### WHAT TO WORK ON
Retype the listing below line for line, but only from the line with "Rebuild this chart" down to the line with "-0.007, 0.003, -0.015];", inclusive. Pictures stay out.
------ DATA
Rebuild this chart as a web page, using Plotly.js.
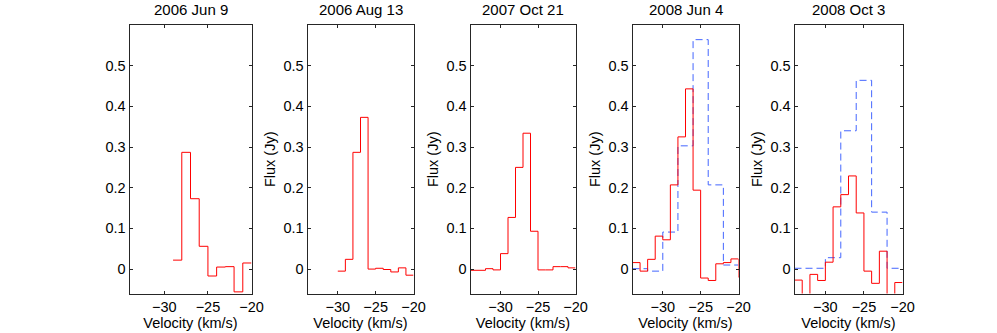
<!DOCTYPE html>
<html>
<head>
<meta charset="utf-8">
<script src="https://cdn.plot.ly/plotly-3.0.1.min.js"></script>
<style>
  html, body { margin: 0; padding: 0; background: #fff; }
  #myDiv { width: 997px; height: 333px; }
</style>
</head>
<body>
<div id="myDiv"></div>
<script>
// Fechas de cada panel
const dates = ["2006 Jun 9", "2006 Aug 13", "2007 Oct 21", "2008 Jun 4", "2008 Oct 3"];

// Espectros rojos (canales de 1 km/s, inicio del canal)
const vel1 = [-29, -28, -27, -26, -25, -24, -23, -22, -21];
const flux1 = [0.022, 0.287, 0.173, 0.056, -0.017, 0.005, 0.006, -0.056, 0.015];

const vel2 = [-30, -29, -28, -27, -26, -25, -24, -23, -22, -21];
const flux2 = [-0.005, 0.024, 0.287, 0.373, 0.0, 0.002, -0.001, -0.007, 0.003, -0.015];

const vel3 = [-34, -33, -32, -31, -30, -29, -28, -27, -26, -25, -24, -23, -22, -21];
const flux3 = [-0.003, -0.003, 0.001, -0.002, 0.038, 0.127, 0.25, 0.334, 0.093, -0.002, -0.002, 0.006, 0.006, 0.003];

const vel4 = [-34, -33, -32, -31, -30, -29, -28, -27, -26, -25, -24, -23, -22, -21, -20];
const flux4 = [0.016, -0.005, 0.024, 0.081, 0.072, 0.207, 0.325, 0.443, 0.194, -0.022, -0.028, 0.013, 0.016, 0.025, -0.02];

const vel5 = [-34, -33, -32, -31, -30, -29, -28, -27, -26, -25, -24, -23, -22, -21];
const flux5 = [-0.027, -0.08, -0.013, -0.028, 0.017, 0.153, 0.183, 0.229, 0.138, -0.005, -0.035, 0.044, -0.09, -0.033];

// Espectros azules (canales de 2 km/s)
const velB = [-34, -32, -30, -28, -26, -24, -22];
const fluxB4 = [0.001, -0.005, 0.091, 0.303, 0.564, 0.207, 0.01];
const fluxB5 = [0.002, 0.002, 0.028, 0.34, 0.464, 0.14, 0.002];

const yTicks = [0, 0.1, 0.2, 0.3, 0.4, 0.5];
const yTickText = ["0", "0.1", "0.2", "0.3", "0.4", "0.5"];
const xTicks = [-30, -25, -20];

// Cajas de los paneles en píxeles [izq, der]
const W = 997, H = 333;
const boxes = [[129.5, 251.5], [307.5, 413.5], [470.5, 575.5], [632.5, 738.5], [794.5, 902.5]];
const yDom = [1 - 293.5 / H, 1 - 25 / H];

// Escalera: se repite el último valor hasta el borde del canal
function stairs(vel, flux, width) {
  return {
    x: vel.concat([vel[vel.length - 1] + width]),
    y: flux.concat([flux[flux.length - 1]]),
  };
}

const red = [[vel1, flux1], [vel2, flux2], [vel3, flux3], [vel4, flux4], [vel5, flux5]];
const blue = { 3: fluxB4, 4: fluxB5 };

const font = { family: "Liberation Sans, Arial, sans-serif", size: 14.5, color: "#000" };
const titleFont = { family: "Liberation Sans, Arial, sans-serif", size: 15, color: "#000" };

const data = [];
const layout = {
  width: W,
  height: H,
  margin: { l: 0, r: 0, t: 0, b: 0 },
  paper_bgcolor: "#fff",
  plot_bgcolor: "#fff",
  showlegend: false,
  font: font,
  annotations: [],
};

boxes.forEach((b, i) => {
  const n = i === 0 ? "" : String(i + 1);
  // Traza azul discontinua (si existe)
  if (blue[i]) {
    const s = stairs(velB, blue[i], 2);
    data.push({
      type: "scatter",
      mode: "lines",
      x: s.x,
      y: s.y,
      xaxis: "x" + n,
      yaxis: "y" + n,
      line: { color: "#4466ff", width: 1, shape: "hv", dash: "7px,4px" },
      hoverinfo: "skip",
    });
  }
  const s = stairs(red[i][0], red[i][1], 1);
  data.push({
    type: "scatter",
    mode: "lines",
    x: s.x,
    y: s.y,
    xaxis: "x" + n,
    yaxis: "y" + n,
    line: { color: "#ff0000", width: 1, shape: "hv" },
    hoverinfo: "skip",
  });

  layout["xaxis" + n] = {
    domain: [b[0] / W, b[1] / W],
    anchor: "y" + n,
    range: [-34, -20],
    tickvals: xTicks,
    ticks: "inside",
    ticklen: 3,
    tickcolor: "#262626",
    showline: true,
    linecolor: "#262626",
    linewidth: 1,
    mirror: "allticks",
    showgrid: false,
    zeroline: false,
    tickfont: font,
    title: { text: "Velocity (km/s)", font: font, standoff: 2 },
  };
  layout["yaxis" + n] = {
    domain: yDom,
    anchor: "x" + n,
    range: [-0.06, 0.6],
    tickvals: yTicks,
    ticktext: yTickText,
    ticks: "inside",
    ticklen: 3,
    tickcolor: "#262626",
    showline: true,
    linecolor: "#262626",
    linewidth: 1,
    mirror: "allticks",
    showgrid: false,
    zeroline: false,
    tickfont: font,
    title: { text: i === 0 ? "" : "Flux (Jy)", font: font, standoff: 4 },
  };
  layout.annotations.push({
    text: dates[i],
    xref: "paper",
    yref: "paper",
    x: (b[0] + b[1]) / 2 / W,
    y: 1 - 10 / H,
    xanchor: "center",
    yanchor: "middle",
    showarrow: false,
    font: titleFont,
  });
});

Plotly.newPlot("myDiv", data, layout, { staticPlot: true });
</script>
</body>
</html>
------------
------ DATA
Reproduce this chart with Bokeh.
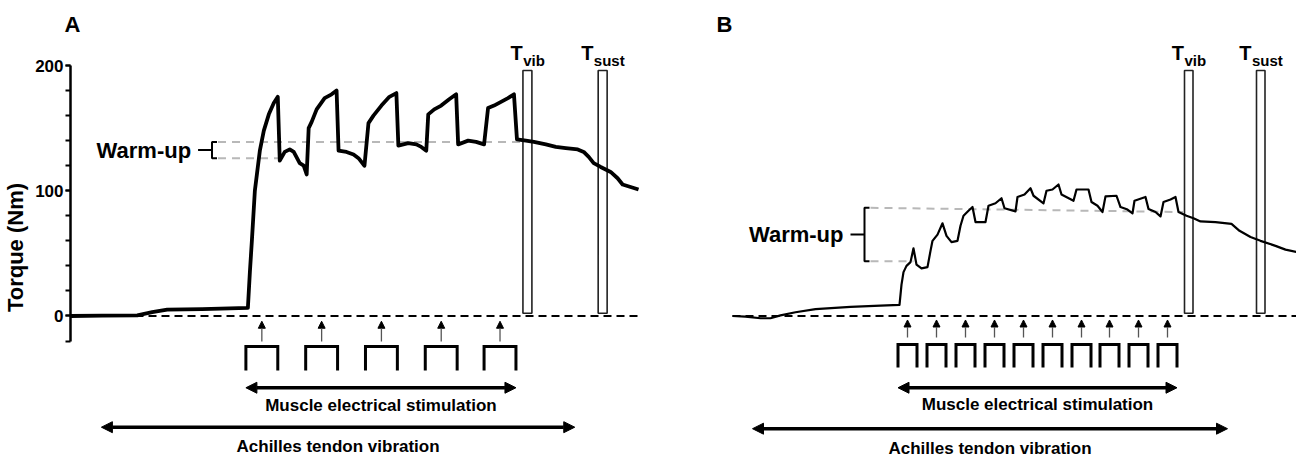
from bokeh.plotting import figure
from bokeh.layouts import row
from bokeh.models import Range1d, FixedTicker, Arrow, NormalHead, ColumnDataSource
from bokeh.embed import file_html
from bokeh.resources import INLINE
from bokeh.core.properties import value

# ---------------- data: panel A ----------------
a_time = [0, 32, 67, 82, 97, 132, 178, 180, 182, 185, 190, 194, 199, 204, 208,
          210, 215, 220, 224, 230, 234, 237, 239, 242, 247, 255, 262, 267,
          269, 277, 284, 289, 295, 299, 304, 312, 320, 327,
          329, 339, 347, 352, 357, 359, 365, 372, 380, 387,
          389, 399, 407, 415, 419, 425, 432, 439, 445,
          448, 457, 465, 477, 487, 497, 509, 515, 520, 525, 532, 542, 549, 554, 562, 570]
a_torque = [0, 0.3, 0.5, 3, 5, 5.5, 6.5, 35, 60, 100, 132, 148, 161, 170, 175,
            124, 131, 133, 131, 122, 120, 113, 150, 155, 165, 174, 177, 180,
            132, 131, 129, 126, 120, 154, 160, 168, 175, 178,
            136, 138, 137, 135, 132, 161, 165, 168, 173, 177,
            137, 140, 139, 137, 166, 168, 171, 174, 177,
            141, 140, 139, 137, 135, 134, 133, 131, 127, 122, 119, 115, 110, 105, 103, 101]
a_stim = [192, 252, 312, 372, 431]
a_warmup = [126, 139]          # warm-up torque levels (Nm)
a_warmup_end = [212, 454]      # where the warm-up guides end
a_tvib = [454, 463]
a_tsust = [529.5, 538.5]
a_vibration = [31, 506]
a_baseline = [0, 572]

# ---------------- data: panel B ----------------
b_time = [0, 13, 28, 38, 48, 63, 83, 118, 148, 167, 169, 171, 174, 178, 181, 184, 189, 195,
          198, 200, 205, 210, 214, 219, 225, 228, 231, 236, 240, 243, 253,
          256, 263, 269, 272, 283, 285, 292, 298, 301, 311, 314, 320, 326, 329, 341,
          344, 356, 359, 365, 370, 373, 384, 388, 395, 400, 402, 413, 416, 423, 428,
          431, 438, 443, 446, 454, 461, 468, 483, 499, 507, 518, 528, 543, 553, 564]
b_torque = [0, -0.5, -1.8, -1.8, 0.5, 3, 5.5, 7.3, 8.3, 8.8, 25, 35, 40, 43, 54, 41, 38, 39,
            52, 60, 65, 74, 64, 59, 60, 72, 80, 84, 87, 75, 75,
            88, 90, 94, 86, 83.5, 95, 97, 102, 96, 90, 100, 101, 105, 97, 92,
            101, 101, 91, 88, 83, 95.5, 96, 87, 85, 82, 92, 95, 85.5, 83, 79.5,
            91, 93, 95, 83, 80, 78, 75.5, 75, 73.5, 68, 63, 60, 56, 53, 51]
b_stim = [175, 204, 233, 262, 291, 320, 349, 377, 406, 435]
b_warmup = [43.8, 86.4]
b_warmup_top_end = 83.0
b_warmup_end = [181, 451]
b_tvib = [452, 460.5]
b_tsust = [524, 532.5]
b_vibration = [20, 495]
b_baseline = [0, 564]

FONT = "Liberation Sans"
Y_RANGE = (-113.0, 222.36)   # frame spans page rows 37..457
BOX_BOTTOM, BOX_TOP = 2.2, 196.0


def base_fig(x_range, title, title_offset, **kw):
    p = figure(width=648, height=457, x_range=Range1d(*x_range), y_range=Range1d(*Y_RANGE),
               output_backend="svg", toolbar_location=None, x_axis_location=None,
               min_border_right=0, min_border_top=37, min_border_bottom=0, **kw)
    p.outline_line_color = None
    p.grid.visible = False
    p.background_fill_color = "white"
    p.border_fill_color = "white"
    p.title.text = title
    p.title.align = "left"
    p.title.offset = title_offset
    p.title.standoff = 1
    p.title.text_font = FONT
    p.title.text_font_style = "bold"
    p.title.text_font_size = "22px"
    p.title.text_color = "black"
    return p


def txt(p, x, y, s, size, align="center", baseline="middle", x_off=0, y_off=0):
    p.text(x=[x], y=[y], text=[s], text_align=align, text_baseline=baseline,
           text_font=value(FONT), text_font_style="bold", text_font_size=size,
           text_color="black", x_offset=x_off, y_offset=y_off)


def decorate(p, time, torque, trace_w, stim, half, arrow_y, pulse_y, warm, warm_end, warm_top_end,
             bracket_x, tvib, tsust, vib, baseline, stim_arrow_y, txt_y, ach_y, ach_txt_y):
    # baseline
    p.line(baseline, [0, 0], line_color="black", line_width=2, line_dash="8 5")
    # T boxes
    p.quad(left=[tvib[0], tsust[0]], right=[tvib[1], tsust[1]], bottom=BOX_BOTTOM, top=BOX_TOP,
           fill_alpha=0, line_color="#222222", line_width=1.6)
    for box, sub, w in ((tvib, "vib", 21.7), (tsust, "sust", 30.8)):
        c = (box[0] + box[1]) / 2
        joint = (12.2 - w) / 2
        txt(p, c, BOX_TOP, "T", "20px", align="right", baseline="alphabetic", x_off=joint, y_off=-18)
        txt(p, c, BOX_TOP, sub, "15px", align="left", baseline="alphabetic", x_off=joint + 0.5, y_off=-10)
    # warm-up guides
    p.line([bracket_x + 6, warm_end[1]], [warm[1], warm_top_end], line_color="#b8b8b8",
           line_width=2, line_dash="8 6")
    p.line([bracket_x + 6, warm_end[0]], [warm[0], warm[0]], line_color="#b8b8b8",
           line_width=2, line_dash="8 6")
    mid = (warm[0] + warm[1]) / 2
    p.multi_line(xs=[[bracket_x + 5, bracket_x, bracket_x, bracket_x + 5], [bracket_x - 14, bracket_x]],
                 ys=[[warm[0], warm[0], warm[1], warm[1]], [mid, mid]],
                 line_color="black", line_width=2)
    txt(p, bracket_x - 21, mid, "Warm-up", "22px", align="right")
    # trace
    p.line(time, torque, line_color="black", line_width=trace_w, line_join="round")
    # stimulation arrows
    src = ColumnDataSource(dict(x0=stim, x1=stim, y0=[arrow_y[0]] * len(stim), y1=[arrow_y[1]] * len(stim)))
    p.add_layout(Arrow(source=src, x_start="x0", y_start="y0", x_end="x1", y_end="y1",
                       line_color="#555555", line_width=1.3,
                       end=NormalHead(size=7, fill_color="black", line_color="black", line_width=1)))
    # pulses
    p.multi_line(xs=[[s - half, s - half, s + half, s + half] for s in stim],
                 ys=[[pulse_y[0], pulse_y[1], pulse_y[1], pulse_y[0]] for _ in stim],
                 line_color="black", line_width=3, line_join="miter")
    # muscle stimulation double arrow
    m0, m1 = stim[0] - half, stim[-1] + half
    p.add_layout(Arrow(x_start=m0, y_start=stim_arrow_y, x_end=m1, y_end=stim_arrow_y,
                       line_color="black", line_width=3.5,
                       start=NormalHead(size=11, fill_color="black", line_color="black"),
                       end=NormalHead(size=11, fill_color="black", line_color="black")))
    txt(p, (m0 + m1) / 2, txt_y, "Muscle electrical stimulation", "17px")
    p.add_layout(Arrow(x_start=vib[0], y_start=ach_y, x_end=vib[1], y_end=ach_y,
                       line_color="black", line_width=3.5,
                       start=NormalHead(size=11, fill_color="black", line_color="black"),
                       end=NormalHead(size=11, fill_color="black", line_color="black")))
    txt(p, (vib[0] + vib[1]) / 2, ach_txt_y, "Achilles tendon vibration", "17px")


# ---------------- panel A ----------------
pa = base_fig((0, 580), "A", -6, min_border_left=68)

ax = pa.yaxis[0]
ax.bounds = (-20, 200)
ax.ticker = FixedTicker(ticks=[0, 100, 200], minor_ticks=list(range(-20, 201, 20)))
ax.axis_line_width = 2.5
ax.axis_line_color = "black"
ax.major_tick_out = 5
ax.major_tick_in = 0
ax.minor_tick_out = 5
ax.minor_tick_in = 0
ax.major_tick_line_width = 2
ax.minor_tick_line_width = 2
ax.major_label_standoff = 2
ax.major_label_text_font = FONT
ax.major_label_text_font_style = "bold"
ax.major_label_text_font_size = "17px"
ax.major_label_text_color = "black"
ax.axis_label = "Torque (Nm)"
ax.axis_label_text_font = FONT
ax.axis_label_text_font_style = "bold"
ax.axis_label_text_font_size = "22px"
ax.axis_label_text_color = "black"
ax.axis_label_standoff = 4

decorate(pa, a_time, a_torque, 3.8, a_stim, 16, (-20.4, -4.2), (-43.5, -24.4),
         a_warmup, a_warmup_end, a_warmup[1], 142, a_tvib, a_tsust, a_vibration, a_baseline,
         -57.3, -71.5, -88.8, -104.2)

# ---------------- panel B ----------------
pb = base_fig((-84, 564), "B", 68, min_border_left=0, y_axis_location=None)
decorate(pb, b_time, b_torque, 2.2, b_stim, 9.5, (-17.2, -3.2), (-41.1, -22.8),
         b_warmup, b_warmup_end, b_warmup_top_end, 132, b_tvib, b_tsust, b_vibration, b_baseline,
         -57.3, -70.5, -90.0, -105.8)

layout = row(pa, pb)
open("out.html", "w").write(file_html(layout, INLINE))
------------
### WRITTEN RESPONSE
Rebuild this chart as a web page, using Plotly.js.
<!DOCTYPE html>
<html>
<head>
<meta charset="utf-8">
<script src="https://cdn.plot.ly/plotly-3.0.1.min.js"></script>
<style>
  html, body { margin: 0; padding: 0; background: #fff; }
  #myDiv { width: 997px; height: 333px; }
</style>
</head>
<body>
<div id="myDiv"></div>
<script>
// Fechas de cada panel
const dates = ["2006 Jun 9", "2006 Aug 13", "2007 Oct 21", "2008 Jun 4", "2008 Oct 3"];

// Espectros rojos (canales de 1 km/s, inicio del canal)
const vel1 = [-29, -28, -27, -26, -25, -24, -23, -22, -21];
const flux1 = [0.022, 0.287, 0.173, 0.056, -0.017, 0.005, 0.006, -0.056, 0.015];

const vel2 = [-30, -29, -28, -27, -26, -25, -24, -23, -22, -21];
const flux2 = [-0.005, 0.024, 0.287, 0.373, 0.0, 0.002, -0.001, -0.007, 0.003, -0.015];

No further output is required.